The working paper studies the impact of trade sanctions on the choice of currency used in international trade transactions. It focuses, in particular, on the sanctions imposed on Russia by the European Union, the United States of America and a number of other advanced economies following Russia’s full-scale invasion of Ukraine in February 2022.
“We see a substantial increase in the use of the yuan in Russia's imports from China, accompanied by a declining share of the US dollar,” says EBRD Chief Economist Beata Javorcik, one of the paper’s authors. “We have also observed an increase in the use of the yuan as an invoicing currency by third countries. Thus, while dollar dominance makes sanctions more effective, the sanctions could, in the long run, lead to some erosion of this dominance.”
The sanctions have imposed restrictions on the export of various goods to Russia, as well as on certain imports from Russia. They have limited the financial services that can be provided to Russian entities and suspended the access of some major Russian banks to SWIFT, the dominant system for cross-border payments.
Prior to March 2022, up to 80 per cent of Russia’s imports had been invoiced in US dollars or euros. By the end of 2022, invoices in Chinese yuan (CNY) accounted for 20 percent of Russia’s imports, a sharp increase from 3 per cent a year earlier, while the invoicing share of the US dollar and the euro had declined to 67 percent.
The research published by the Bank shows that the use of the CNY as a vehicle currency had increased 4 per cent, on average, among trading partners that had active currency swap lines with the People’s Bank of China (PBOC), such as Mongolia and Tajikistan.
It also suggests that the share of CNY invoicing has increased more for those goods currently under EU sanction. For instance, the CNY shares of invoicing for dual-use and industrial-capacity goods increased by an additional 6-8 percentage points compared with non-sanctioned goods and trends observed among other trading partners.
The rise of CNY invoicing was most notable in payments for goods coming from China, where the yuan overtook the US dollar in the second half of 2022. However, the yuan was also actively used for settling trade with third users, such as Mongolia (where the share of CNY invoicing rose to 18 percent from zero in 2021), the Philippines, Malaysia, the United Arab Emirates (UAE), Thailand, Japan, Tajikistan and Singapore. A small percentage of trade transactions with the EU, the United Kingdom and the United States of America was settled using CNY as a vehicle currency.

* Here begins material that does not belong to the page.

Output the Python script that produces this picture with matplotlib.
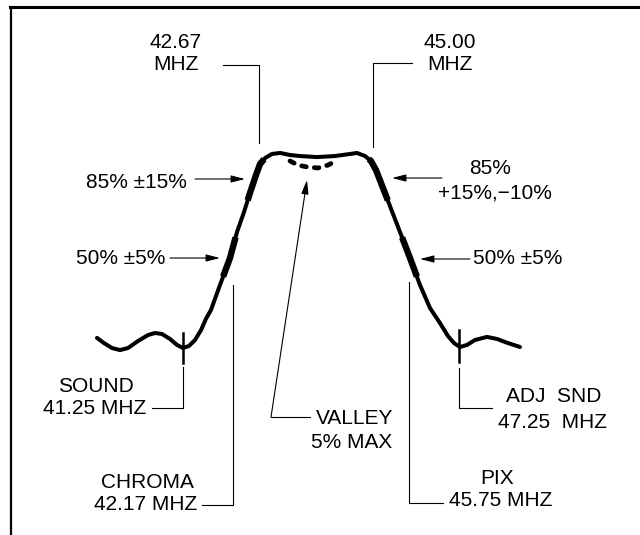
"""IF response curve with tolerance markers (recreated diagram)."""
import matplotlib.pyplot as plt
import numpy as np

plt.rcParams["font.family"] = ["Liberation Sans", "DejaVu Sans"]

# response curve: horizontal drawing position and relative response (%)
curve_x = [97, 104, 112, 120, 128, 138, 148, 155, 162, 170, 177, 183, 189,
           195, 201, 206, 211, 220, 230, 237, 244, 250, 256, 260, 265, 272,
           280, 290, 300, 317, 335, 350, 357, 365, 371, 376, 383, 390, 400,
           410, 420, 430, 440, 448, 454, 460, 467, 475, 487, 497, 508, 520]
curve_pct = [11.2, 8.7, 6.3, 5.3, 6.3, 9.7, 12.6, 13.6, 13.1, 10.7, 7.8, 6.3,
             7.3, 10.2, 15.0, 20.5, 24.8, 36.9, 50.0, 62.6, 72.3, 81.6, 90.3,
             95.6, 98.5, 100.5, 101.0, 100.0, 99.5, 99.0, 99.5, 100.5, 101.0,
             99.5, 97.1, 92.7, 84.0, 75.2, 62.6, 50.0, 36.9, 25.7, 18.4, 12.1,
             8.7, 6.8, 7.8, 10.2, 11.7, 10.7, 8.7, 6.8]

# dotted valley inside the pass band
valley_x = [290, 298, 307, 318, 328, 336]
valley_pct = [97.1, 95.1, 94.2, 93.7, 95.1, 97.1]

# tolerance regions drawn heavier on the slopes (upper %, lower %)
tol_bands = [(98, 78), (60, 41)]

# carrier markers: position, top %, bottom %
carrier_x = [183, 459]
carrier_top = [13.6, 15.0]
carrier_bot = [-1.0, -0.5]

fig = plt.figure(figsize=(6.4, 5.35), dpi=100)

# drawing layer in page units (pixels, y down)
ann = fig.add_axes([0, 0, 1, 1])
ann.set_xlim(0, 640)
ann.set_ylim(535, 0)
ann.axis("off")

# curve layer: response in percent
ax = fig.add_axes([0, 0, 1, 1], sharex=ann)
ax.patch.set_alpha(0)
ax.axis("off")
top_px, half_px = 155, 258
px_per_pct = (half_px - top_px) / 50
zero_px = top_px + 100 * px_per_pct
ax.set_ylim((zero_px - 535) / px_per_pct, zero_px / px_per_pct)

ax.plot(curve_x, curve_pct, color="black", lw=2.9,
        solid_joinstyle="round", solid_capstyle="round")
ax.plot(valley_x, valley_pct, color="black", lw=3.4,
        linestyle=(0, (1.0, 1.7)), dash_capstyle="round")

# heavier tolerance segments on both slopes
cx = np.array(curve_x, dtype=float)
cp = np.array(curve_pct)
for hi, lo in tol_bands:
    for side in (slice(12, 27), slice(33, 45)):
        xs, ps = cx[side], cp[side]
        order = np.argsort(ps)
        x_hi = np.interp(hi, ps[order], xs[order])
        x_lo = np.interp(lo, ps[order], xs[order])
        m = (ps < hi) & (ps > lo)
        seg = sorted([(x_lo, lo), (x_hi, hi)] + list(zip(xs[m], ps[m])))
        sx, sp = zip(*seg)
        ax.plot(sx, sp, color="black", lw=4.6, solid_capstyle="butt")

for x, t, b in zip(carrier_x, carrier_top, carrier_bot):
    ax.plot([x, x], [t, b], color="black", lw=1.8)

# frame
ann.plot([10, 640], [7, 7], color="black", lw=2.2)
ann.plot([11, 11], [7, 535], color="black", lw=1.6)

fs = 15
thin = dict(color="black", lw=0.8)

# top frequency callouts
ann.text(176, 43, "42.67", ha="center", va="center", fontsize=fs)
ann.text(176, 65, "MHZ", ha="center", va="center", fontsize=fs)
ann.plot([223, 259, 259], [65, 65, 143], **thin)
ann.text(450, 43, "45.00", ha="center", va="center", fontsize=fs)
ann.text(450, 65, "MHZ", ha="center", va="center", fontsize=fs)
ann.plot([412, 373, 373], [63, 63, 147], **thin)

# percentage arrows
arrow = dict(arrowstyle="-|>,head_length=0.7,head_width=0.18",
             color="black", lw=0.8, shrinkA=0, shrinkB=0, mutation_scale=12)
ann.text(187, 182, "85% \u00b115%", ha="right", va="center", fontsize=fs)
ann.annotate("", xy=(245, 179), xytext=(195, 179), arrowprops=arrow)
ann.text(165, 258, "50% \u00b15%", ha="right", va="center", fontsize=fs)
ann.annotate("", xy=(220, 258), xytext=(170, 258), arrowprops=arrow)
ann.text(490, 168, "85%", ha="center", va="center", fontsize=fs)
ann.text(495, 193, "+15%,\u221210%", ha="center", va="center", fontsize=fs)
ann.annotate("", xy=(392, 178), xytext=(442, 178), arrowprops=arrow)
ann.text(473, 259, "50% \u00b15%", ha="left", va="center", fontsize=fs)
ann.annotate("", xy=(420, 259), xytext=(470, 259), arrowprops=arrow)

# valley pointer
ann.annotate("", xy=(307, 180), xytext=(271, 417), arrowprops=arrow)
ann.plot([271, 310], [417, 417], **thin)
ann.text(355, 418, "VALLEY", ha="center", va="center", fontsize=fs)
ann.text(352, 443, "5% MAX", ha="center", va="center", fontsize=fs)

# bottom callouts
ann.plot([183, 183, 152], [367, 408, 408], **thin)
ann.text(96, 387, "SOUND", ha="center", va="center", fontsize=fs)
ann.text(95, 409, "41.25 MHZ", ha="center", va="center", fontsize=fs)
ann.plot([233, 233, 202], [285, 505, 505], **thin)
ann.text(147, 483, "CHROMA", ha="center", va="center", fontsize=fs)
ann.text(146, 504, "42.17 MHZ", ha="center", va="center", fontsize=fs)
ann.plot([409, 409, 443], [282, 503, 503], **thin)
ann.text(497, 479, "PIX", ha="center", va="center", fontsize=fs)
ann.text(501, 501, "45.75 MHZ", ha="center", va="center", fontsize=fs)
ann.plot([459, 459, 492], [368, 408, 408], **thin)
ann.text(554, 397, "ADJ  SND", ha="center", va="center", fontsize=fs)
ann.text(553, 422, "47.25  MHZ", ha="center", va="center", fontsize=fs)

fig.savefig("out.png", dpi=100)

This trend can also be observed in Russia’s exports, albeit to a lesser extent because of the dominance of oil, gas, coal and other commodities typically traded in US dollars in its export mix. Trading partners paying for Russia’s exports in CNY are geographically more diverse, with the top emerging users including Costa Rica, El Salvador, Cote d’Ivoire, Thailand, the UAE, Cameroon, Colombia and Nicaragua.

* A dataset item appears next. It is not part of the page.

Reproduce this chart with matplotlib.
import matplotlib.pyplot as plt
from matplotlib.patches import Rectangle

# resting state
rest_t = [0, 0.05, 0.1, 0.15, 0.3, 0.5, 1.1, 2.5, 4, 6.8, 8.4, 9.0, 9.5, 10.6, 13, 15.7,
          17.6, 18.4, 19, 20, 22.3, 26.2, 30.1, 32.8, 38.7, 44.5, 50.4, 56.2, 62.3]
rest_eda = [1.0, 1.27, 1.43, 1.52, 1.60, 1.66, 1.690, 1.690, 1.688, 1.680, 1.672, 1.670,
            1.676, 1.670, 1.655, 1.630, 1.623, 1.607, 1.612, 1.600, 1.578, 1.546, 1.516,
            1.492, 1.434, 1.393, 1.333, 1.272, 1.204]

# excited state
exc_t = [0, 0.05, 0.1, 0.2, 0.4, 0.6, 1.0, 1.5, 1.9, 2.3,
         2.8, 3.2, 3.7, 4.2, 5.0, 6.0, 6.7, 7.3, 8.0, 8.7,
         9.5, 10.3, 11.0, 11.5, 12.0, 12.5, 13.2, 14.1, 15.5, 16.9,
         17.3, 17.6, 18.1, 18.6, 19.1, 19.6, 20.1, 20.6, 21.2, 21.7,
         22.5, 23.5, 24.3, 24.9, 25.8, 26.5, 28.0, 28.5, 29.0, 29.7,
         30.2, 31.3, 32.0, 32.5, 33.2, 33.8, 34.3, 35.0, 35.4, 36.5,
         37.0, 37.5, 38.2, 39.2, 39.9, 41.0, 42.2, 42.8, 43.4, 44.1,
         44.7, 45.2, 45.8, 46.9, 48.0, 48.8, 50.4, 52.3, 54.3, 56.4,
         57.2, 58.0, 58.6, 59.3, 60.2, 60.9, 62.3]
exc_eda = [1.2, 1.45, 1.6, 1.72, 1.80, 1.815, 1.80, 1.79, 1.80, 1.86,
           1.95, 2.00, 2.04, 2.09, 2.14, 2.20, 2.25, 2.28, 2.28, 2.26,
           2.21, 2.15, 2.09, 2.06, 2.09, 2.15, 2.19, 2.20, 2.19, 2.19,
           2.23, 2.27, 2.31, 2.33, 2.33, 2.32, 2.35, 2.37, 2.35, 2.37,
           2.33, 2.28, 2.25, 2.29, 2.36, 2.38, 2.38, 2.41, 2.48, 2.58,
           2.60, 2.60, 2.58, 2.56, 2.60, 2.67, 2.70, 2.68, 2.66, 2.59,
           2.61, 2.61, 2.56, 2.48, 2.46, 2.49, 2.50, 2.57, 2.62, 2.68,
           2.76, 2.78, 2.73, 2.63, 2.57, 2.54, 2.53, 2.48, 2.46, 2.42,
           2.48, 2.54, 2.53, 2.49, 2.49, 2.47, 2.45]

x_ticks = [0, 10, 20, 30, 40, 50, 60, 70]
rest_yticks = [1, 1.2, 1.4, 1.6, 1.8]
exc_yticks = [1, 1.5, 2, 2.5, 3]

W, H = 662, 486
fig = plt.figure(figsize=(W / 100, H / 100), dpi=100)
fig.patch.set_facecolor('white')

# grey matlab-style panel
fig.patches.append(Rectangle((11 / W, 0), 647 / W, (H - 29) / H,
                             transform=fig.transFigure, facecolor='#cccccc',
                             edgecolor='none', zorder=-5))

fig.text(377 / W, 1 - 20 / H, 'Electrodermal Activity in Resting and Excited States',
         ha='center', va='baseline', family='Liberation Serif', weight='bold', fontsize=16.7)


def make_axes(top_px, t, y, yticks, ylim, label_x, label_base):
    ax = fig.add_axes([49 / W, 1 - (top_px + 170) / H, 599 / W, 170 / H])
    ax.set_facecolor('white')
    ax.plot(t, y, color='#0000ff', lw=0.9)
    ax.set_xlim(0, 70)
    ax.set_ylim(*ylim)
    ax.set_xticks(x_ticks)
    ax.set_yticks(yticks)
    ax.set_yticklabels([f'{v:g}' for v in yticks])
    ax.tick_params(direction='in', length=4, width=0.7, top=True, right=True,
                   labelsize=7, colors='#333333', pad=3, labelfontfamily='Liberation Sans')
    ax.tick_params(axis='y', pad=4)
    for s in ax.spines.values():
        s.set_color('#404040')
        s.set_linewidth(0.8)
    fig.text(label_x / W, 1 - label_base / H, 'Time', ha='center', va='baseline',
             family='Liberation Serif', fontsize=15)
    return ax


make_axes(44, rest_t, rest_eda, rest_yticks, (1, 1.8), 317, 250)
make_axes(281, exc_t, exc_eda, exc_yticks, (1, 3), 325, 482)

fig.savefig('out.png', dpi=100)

Overall, the EBRD working paper suggests that the imposition of trade sanctions on Russia was followed not only by swift changes in the geography of trade flows but also significant shifts in the currency of invoicing.
While the paper covers a relatively small part of international trade – the bilateral transactions of Russia, the 11th-largest economy in the world – it indicates a rapidly developing trend. Rising geopolitical tensions generally and the use of trade sanctions, in particular, may reduce the appeal of the US dollar as a vehicle currency in international trade and facilitate the rise of new international currencies, as well as the greater use of producer or importer currencies to settle trade.
This, in turn, may lead to greater fragmentation of global payment systems. The BRICS economies (Brazil, China, India, Russia and South Africa), for instance, are encouraging greater use of alternative currencies and have said they intend to develop a new cross-border payments system, BRICS Pay.